Try-N-Find-Us by Frederic Buse is a gentle, down-to-earth memoir that unravels the beautiful, and sometimes frustrating journey of building a home, a life, and an identity from the ground up. It is a story that sets out to answer the widely spread question of whether comfort, belonging, and identity are things one builds alone or whether they are earned faster through teamwork and love. 

The story follows a young couple, Fred (the author) and his wife, Dot, who met while working in the same industrial factory. They got married and lived for a short while in an apartment before an endearing dream was conceived in them of having a place of their own; somewhere quieter and more natural than the town where they worked. None of them had any real experience with country life, but they had scouting backgrounds, so they imagined they could handle it. Soon, they found a house in the New Jersey countryside, at a secluded place called Turkey Hill.  This move wasn’t just practical, but a leap of faith born from youthful optimism. 
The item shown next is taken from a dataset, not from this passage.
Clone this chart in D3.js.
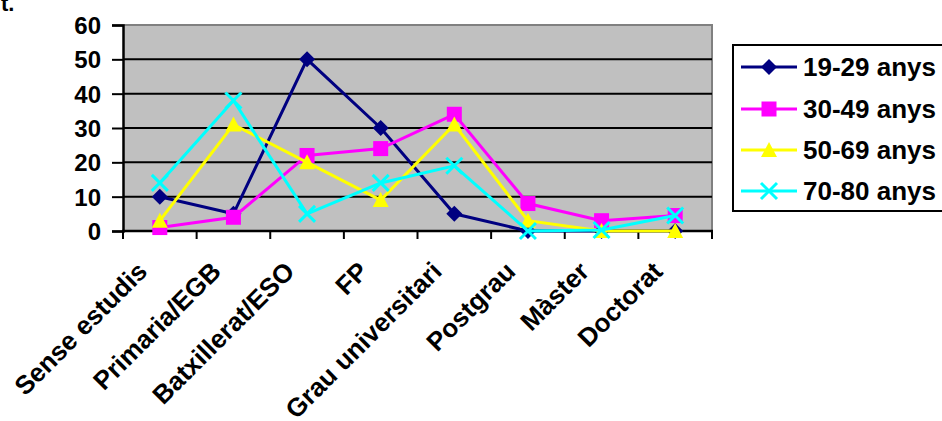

One can’t help but smile at the sheer innocence of their purchase of a house that would turn out to hold more surprises than comforts. As you read on you get the sense of a place that was half forgotten, with the kind of silence that listens back when you speak. Dots called it charming, while Fred called it promising but both couldn’t deny the weight in the air, like the place itself was hiding secrets. However, what they didn’t know was that the land there had its own plans, and it never gave out anything without asking for something else in return. 
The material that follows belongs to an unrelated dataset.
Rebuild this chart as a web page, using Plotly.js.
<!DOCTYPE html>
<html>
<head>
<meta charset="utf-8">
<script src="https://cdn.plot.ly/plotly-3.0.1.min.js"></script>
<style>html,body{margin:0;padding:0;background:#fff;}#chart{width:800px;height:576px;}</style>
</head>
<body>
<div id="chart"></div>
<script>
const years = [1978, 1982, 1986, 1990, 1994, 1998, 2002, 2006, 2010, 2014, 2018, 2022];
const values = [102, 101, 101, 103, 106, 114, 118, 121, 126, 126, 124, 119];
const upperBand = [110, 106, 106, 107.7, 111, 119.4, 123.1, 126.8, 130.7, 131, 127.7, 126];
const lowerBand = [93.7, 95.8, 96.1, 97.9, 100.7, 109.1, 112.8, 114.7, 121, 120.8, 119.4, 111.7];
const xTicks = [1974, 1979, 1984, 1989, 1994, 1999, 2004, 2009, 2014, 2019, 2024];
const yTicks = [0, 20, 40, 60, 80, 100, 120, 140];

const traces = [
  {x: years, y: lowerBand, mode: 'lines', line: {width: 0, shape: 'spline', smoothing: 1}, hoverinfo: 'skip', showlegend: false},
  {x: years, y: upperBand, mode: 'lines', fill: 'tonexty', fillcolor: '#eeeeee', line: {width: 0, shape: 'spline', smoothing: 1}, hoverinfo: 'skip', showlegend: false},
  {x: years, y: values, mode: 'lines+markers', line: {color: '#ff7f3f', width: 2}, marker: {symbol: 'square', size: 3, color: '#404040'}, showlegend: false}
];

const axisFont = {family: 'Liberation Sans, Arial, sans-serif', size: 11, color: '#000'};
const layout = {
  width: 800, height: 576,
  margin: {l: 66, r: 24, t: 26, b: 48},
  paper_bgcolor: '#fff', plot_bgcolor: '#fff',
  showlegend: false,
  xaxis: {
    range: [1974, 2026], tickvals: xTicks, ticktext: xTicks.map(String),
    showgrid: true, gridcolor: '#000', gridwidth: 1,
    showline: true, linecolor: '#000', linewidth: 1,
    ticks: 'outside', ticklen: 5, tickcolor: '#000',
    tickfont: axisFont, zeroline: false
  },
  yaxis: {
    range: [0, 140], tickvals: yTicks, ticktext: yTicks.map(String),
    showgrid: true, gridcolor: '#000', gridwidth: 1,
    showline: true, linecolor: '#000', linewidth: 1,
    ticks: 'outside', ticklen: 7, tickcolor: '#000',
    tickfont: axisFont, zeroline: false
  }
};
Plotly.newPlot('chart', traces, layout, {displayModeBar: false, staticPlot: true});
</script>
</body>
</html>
This is a unique story that accurately mirrors how relationships and identities are built through trials and patience. It is driven by characters whose first steps feel funny at first but then slowly turn into hard-won wisdom as they fight against exhaustion, frustration, and the shifting weight of ordinary survival. Fred’s prose is plainspoken, direct, and deeply sensory. It feels like someone talking you through a memory while pointing at old photographs. I loved the book’s strong documentary feel and its “how-to” sequences that smoothly complemented its moments of sudden tenderness and reflection. 

What stood out for me about the characters was Fred’s slightly stubborn nature, which had him learn almost everything the hard way, a trait hilariously underscored by his repeated, self-admitted refusal to read instructions, Dot’s reactions which I believe anchored the story’s emotion (her cry of “Get me out of here!” after slipping on the icy step is a moment of pure, relatable human frustration that echoes through the entire narrative), and the land, a silent character that challenges, teaches, and at times mocks their effort. This is a book that instead of relying on drama, finds meaning in tools, seasons, and mistakes. Its structure, (chronological, year by year), gives it the feel of a family scrapbook, allowing the reader to sense time passing. There are profound lessons in the book’s quietest moments: the shared exhaustion after a concrete pour, the simple joy of a screened-in porch finally free of mosquitoes, the silent understanding between a man and a tree he must cut down. These aren’t just tasks but rituals that build a life. 

If you’re the kind of person who prefers a story that’s real and heartfelt over something perfectly polished, you’ll love Try-N-Find-Us by Frederic Buse. It’s for anyone who believes the simple life is the good life, and that the things worth building are the ones that take the most work. It’s a smart read that’ll sneak into your thoughts and pop up in your own life when you least expect it.